- WORK REQUIRED: Pictures stay out; everything else in the records below is copied exactly.

- SUPPLIED ENTRIES:
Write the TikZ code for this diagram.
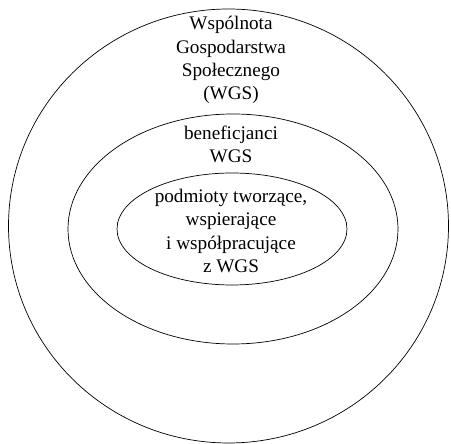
\documentclass[tikz,border=0pt]{standalone}
\usepackage{fontspec}
\setmainfont{Liberation Serif}
\usetikzlibrary{shapes.geometric}
\begin{document}
\begin{tikzpicture}[x=1pt,y=1pt,
  ring/.style={draw=black, line width=0.7pt, ellipse, inner sep=0pt},
  lbl/.style={align=center, inner sep=0pt, anchor=base, font=\fontsize{19.2}{23.4}\selectfont}]
\useasboundingbox (0,0) rectangle (451,444);
\node[ring, minimum width=440pt, minimum height=434pt] (outer) at (228.5,218) {};
\node[ring, minimum width=330pt, minimum height=230pt] (middle) at (233,215) {};
\node[ring, minimum width=230pt, minimum height=112pt] (inner) at (232,215) {};
\node[lbl] (t1) at (231,344) {Wspólnota\\Gospodarstwa\\Społecznego\\(WGS)};
\node[lbl] (t2) at (231,281) {beneficjanci\\WGS};
\node[lbl] (t3) at (231,171.5) {podmioty tworzące,\\wspierające\\i współpracujące\\z WGS};
\end{tikzpicture}
\end{document}
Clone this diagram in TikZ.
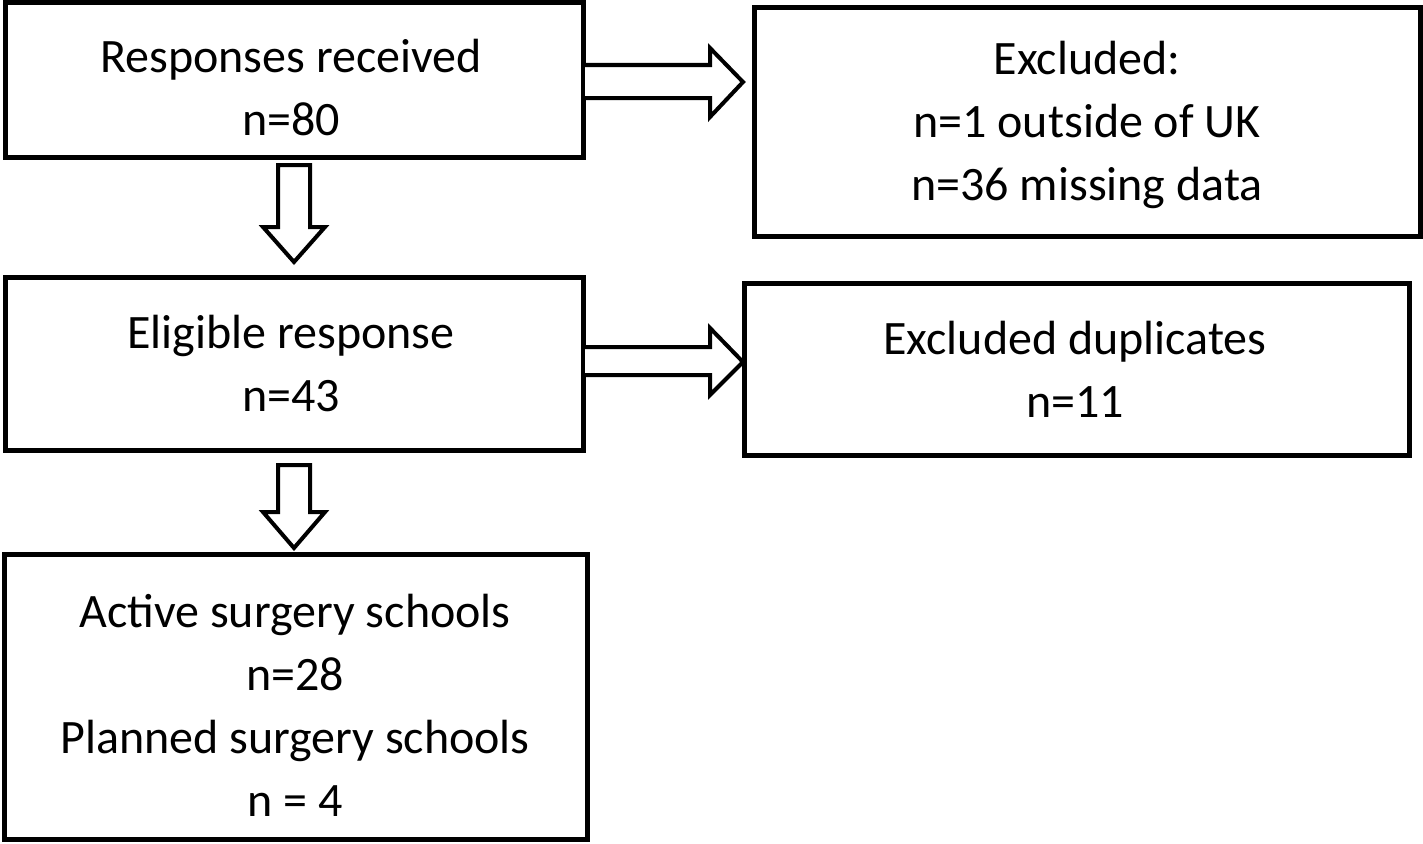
\documentclass[tikz,border=0pt]{standalone}
\usepackage{fontspec}
\setmainfont{Carlito}
\begin{document}
\begin{tikzpicture}[x=1pt,y=-1pt,
  box/.style={draw=black, line width=5pt, fill=white, inner sep=0pt},
  txt/.style={align=center, inner sep=0pt, font=\fontsize{48}{63}\selectfont},
  barrow/.style={draw=black, line width=4pt, fill=white, line join=miter}]
\useasboundingbox (0,0) rectangle (1423,843);
\node[box, minimum width=578pt, minimum height=154pt] (b1) at (294,80) {};
\node[box, minimum width=666pt, minimum height=229pt] (b2) at (1087,122) {};
\node[box, minimum width=578pt, minimum height=173pt] (b3) at (294,364) {};
\node[box, minimum width=665pt, minimum height=172pt] (b4) at (1077,369) {};
\node[box, minimum width=583pt, minimum height=285pt] (b5) at (296,697) {};
\node[txt] (t1) at (291,88) {Responses received\\n=80};
\node[txt] (t2) at (1087,125) {Excluded:\\n=1 outside of UK\\n=36 missing data};
\node[txt] (t3) at (291,363) {Eligible response\\n=43};
\node[txt] (t4) at (1075,369) {Excluded duplicates\\n=11};
\node[txt] (t5) at (295,705) {Active surgery schools\\n=28\\Planned surgery schools\\n = 4};
% right arrows
\draw[barrow] (585,65) -- (710,65) -- (710,48) -- (743,82) -- (710,117) -- (710,98) -- (585,98);
\draw[barrow] (585,347) -- (710,347) -- (710,328) -- (743,362) -- (710,395) -- (710,375) -- (585,375);
% down arrows
\draw[barrow] (278,165) -- (310,165) -- (310,227) -- (325,227) -- (294,262) -- (263,227) -- (278,227) -- cycle;
\draw[barrow] (278,465) -- (310,465) -- (310,512) -- (325,512) -- (294,548) -- (263,512) -- (278,512) -- cycle;
\end{tikzpicture}
\end{document}
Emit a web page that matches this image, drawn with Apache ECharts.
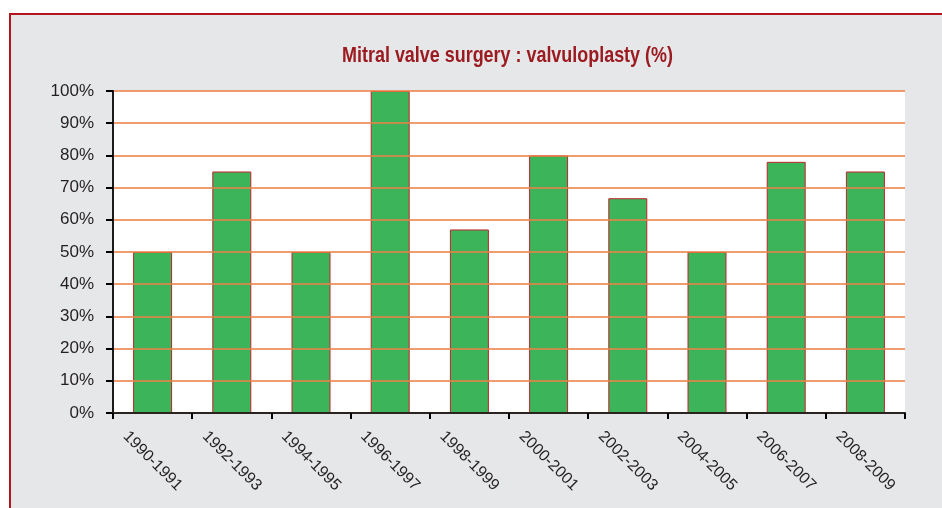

- OUTPUT FOR THIS EXERCISE:
Write the TikZ code for this diagram.
\documentclass[tikz,border=0pt]{standalone}
\usepackage{fontspec}
\setmainfont{Liberation Serif}
\usetikzlibrary{shapes.geometric}
\begin{document}
\begin{tikzpicture}[x=1pt,y=1pt,
  ring/.style={draw=black, line width=0.7pt, ellipse, inner sep=0pt},
  lbl/.style={align=center, inner sep=0pt, anchor=base, font=\fontsize{19.2}{23.4}\selectfont}]
\useasboundingbox (0,0) rectangle (451,444);
\node[ring, minimum width=440pt, minimum height=434pt] (outer) at (228.5,218) {};
\node[ring, minimum width=330pt, minimum height=230pt] (middle) at (233,215) {};
\node[ring, minimum width=230pt, minimum height=112pt] (inner) at (232,215) {};
\node[lbl] (t1) at (231,344) {Wspólnota\\Gospodarstwa\\Społecznego\\(WGS)};
\node[lbl] (t2) at (231,281) {beneficjanci\\WGS};
\node[lbl] (t3) at (231,171.5) {podmioty tworzące,\\wspierające\\i współpracujące\\z WGS};
\end{tikzpicture}
\end{document}
Clone this diagram in TikZ.
\documentclass[tikz,border=0pt]{standalone}
\usepackage{fontspec}
\setmainfont{Carlito}
\begin{document}
\begin{tikzpicture}[x=1pt,y=-1pt,
  box/.style={draw=black, line width=5pt, fill=white, inner sep=0pt},
  txt/.style={align=center, inner sep=0pt, font=\fontsize{48}{63}\selectfont},
  barrow/.style={draw=black, line width=4pt, fill=white, line join=miter}]
\useasboundingbox (0,0) rectangle (1423,843);
\node[box, minimum width=578pt, minimum height=154pt] (b1) at (294,80) {};
\node[box, minimum width=666pt, minimum height=229pt] (b2) at (1087,122) {};
\node[box, minimum width=578pt, minimum height=173pt] (b3) at (294,364) {};
\node[box, minimum width=665pt, minimum height=172pt] (b4) at (1077,369) {};
\node[box, minimum width=583pt, minimum height=285pt] (b5) at (296,697) {};
\node[txt] (t1) at (291,88) {Responses received\\n=80};
\node[txt] (t2) at (1087,125) {Excluded:\\n=1 outside of UK\\n=36 missing data};
\node[txt] (t3) at (291,363) {Eligible response\\n=43};
\node[txt] (t4) at (1075,369) {Excluded duplicates\\n=11};
\node[txt] (t5) at (295,705) {Active surgery schools\\n=28\\Planned surgery schools\\n = 4};
% right arrows
\draw[barrow] (585,65) -- (710,65) -- (710,48) -- (743,82) -- (710,117) -- (710,98) -- (585,98);
\draw[barrow] (585,347) -- (710,347) -- (710,328) -- (743,362) -- (710,395) -- (710,375) -- (585,375);
% down arrows
\draw[barrow] (278,165) -- (310,165) -- (310,227) -- (325,227) -- (294,262) -- (263,227) -- (278,227) -- cycle;
\draw[barrow] (278,465) -- (310,465) -- (310,512) -- (325,512) -- (294,548) -- (263,512) -- (278,512) -- cycle;
\end{tikzpicture}
\end{document}
Emit a web page that matches this image, drawn with Apache ECharts.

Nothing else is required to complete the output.